Gibson ES-335 with P-90s: The Rare One, Reviewed After Years of Ownership
Everyone knows the ES-335. Almost nobody knows this version of it, and that’s exactly why it’s worth writing about: an ES-335 with factory dogear P-90s instead of humbuckers is one of the quiet rarities in Gibson’s catalog, made in occasional Custom Shop and limited runs rather than as a standing model. I’ve owned this 2013 Custom Shop example (Vintage Sunburst, VOS nitro finish) for years, and this is the review I couldn’t find when I bought it.
The guitar in question. Most people do a double-take at the pickups before they say anything.
Disclosure: as of this writing, this exact guitar is listed for sale (collection downsizing, not disappointment), so read knowing the author has both years of experience with it and a mild conflict of interest. The observations below are the same ones I’d give a friend.
What it is
Structurally it’s the eternal recipe: laminated maple body with the solid maple center block, rounded C neck, rosewood board, 22 medium jumbos on a 12-inch radius, ABR-1 and stopbar. This one runs light for a 335 at about 7.8 pounds, which your back notices at gig three. The VOS treatment gives it that lightly-aged sheen rather than showroom gloss.
The whole story is the pickups: dogear P-90s in a body designed around humbuckers.
What P-90s do to a 335
A standard 335 is smooth, vocal, a little polite; it wants to be a lead voice. Put P-90s in that semi-hollow structure and the guitar gets louder in personality: clean tones turn big, woody, and articulate, with the kind of note edges that make chord voicings readable in a dense mix. Push the amp and you get the P-90 specialty, that gritty vintage growl that sits exactly between single-coil snap and humbucker weight. It’s the sound of a lot of early rock and roll and jump blues records, wearing the body of the most versatile guitar Gibson ever designed.
The tradeoffs are the honest P-90 tradeoffs. Sixty-cycle hum is real; single-coil physics don’t care what body they’re mounted in, and high-gain players near neon signs will suffer. And you lose the classic humbucker 335 voice entirely, which is the reason this variant is rare: most players who want a 335 want that sound. This guitar is for the player who finds it slightly too polite.
Living with it
Years in, the things that matter: it stays in tune like a fixed-bridge Gibson should, the neck is the Custom Shop rounded C that fills the hand without club-ness, and it responds to volume-knob work the way P-90 guitars famously do, cleaning from growl to chime without touching the amp. Through a Deluxe Reverb-style amp at the edge of breakup (ours, you may have met), it’s frankly the best rhythm guitar sound I’ve owned. Jazz players will find the neck P-90 does the warm thing without the mud humbucker necks drift into.

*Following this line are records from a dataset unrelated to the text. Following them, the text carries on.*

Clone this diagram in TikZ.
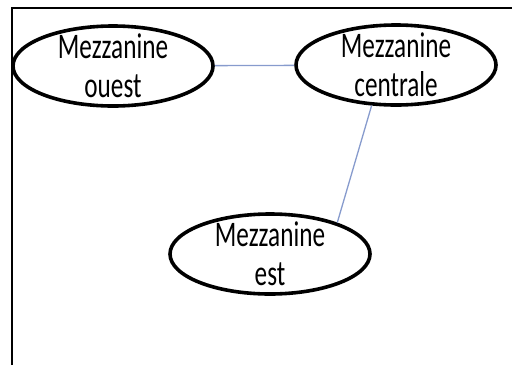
\documentclass[tikz,border=0pt]{standalone}
\usepackage{fontspec}
\newfontfamily\condfont[FakeStretch=0.7]{Carlito}
\usetikzlibrary{shapes.geometric}
\definecolor{linkblue}{RGB}{135,155,205}
\tikzset{
  zone/.style={draw=black, line width=3.6pt, ellipse, minimum width=200pt, minimum height=80pt, inner sep=0pt},
  zonetext/.style={align=center, inner sep=0pt, font=\condfont\fontsize{36}{39}\selectfont},
  link/.style={draw=linkblue, line width=1.3pt},
  frame/.style={draw=black, line width=1.5pt}
}
\begin{document}
\begin{tikzpicture}[x=1pt,y=-1pt]
\useasboundingbox (0,0) rectangle (512,365);
\coordinate (fbl) at (12,365);
\coordinate (ftl) at (12,8);
\coordinate (ftr) at (512,8);
\draw[frame] (fbl) -- (ftl) -- (ftr);
\node[zone] (ouest) at (113,66) {};
\node[zone] (centrale) at (396,65) {};
\node[zone] (est) at (270,254) {};
\node[zonetext] (touest) at (ouest.center) {Mezzanine\\ouest};
\node[zonetext] (tcentrale) at (centrale.center) {Mezzanine\\centrale};
\node[zonetext] (test) at (est.center) {Mezzanine\\est};
\draw[link] (ouest) -- (centrale);
\draw[link] (centrale.239) -- (est.25);
\end{tikzpicture}
\end{document}
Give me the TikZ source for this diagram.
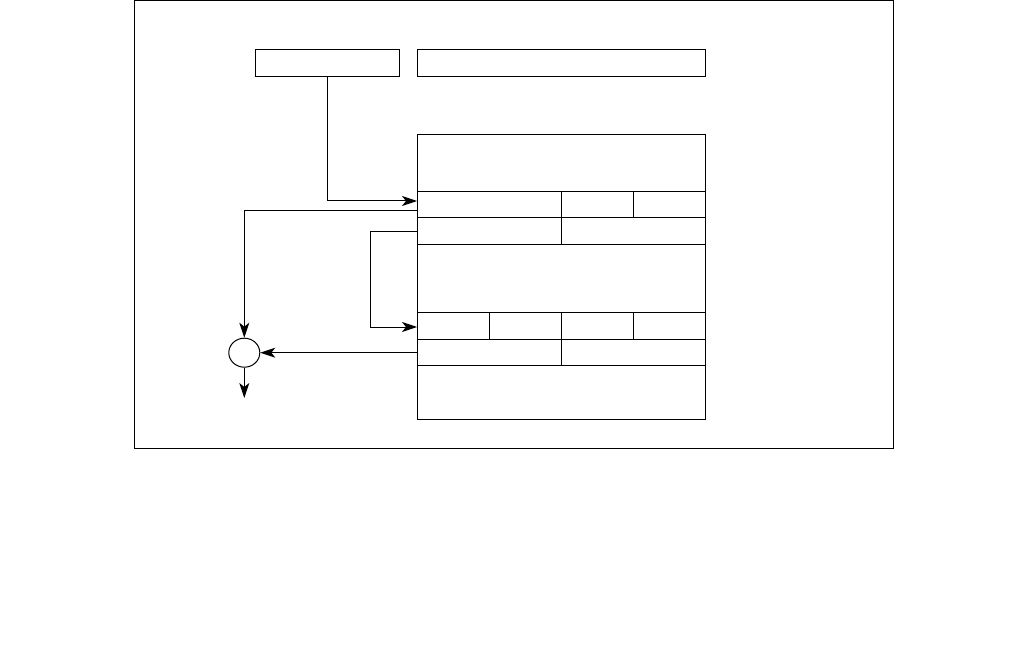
\documentclass[tikz,border=0pt]{standalone}
\usetikzlibrary{arrows.meta,shapes.geometric,calc}
\begin{document}
\begin{tikzpicture}[x=1pt,y=-1pt,line width=1pt,
  cell/.style={draw,rectangle,inner sep=0pt,outer sep=0pt,anchor=north west,minimum height=#1},
  w1/.style={minimum width=72pt},
  w2/.style={minimum width=144pt},
  w4/.style={minimum width=288pt},
  conn/.style={-{Stealth[length=15pt,width=10pt,inset=4pt]}},
  junction/.style={draw,ellipse,inner sep=0pt,minimum width=31pt,minimum height=29pt}]
\useasboundingbox (0,0) rectangle (1026,647);
\draw (134,0.5) rectangle (893,448);
% top boxes
\node[cell=27pt,w2] (boxA) at (255,50) {};
\node[cell=27pt,w4] (boxB) at (417,50) {};
% big box
\node[cell=57pt,w4] (top) at (417,135) {};
\node[cell=26pt,w2] (r1c1) at (417,192) {};
\node[cell=26pt,w1] (r1c2) at (561,192) {};
\node[cell=26pt,w1] (r1c3) at (633,192) {};
\node[cell=27pt,w2] (r2c1) at (417,218) {};
\node[cell=27pt,w2] (r2c2) at (561,218) {};
\node[cell=67pt,w4] (mid) at (417,245) {};
\node[cell=27pt,w1] (r4c1) at (417,312) {};
\node[cell=27pt,w1] (r4c2) at (489,312) {};
\node[cell=27pt,w1] (r4c3) at (561,312) {};
\node[cell=27pt,w1] (r4c4) at (633,312) {};
\node[cell=26pt,w2] (r5c1) at (417,339) {};
\node[cell=26pt,w2] (r5c2) at (561,339) {};
\node[cell=54pt,w4] (bot) at (417,365) {};
% junction
\node[junction] (circ) at (244.3,352.7) {};
\coordinate (out) at (244.3,398);
% connectors
\draw[conn] (boxA.south) |- ([yshift=4pt]r1c1.west);
\draw[conn] ([yshift=-6pt]r1c1.west) -| (circ.north);
\draw[conn] (r2c1.west) -- ++(-47,0) |- ([yshift=-1.5pt]r4c1.west);
\draw[conn] (r5c1.west |- circ.east) -- (circ.east);
\draw[conn] (circ.south) -- (out);
\end{tikzpicture}
\end{document}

Who it’s for: the rhythm-forward rock, roots, blues, and alt player who wants one guitar with an enormous clean-to-mean range and a voice their bandmates don’t have. Who it’s not for: metal (hum, feedback at volume, wrong flavor), and anyone whose 335 dreams specifically sound like B.B. or Larry Carlton, because that’s the humbucker version.
The market reality
Because these appear in scattered runs, prices float on rarity: used examples typically land in the mid-$3,000s against $4,000+ for comparable clean humbucker Custom Shop 335s, which makes the P-90 version a slightly contrarian value. If you’re hunting one, the used gear inspection rules apply, plus one specific check: dogear P-90 height is set by shims rather than screws, so bring your ears and make sure the string-to-string balance was set up by someone who cared.
If your amp sees more edge-of-breakup than scooped gain, and your 335 curiosity has always come with a “but slightly rawer” footnote, this is one of the few guitars that’s exactly that. It took me years to find one; it’ll take you a search alert and some patience.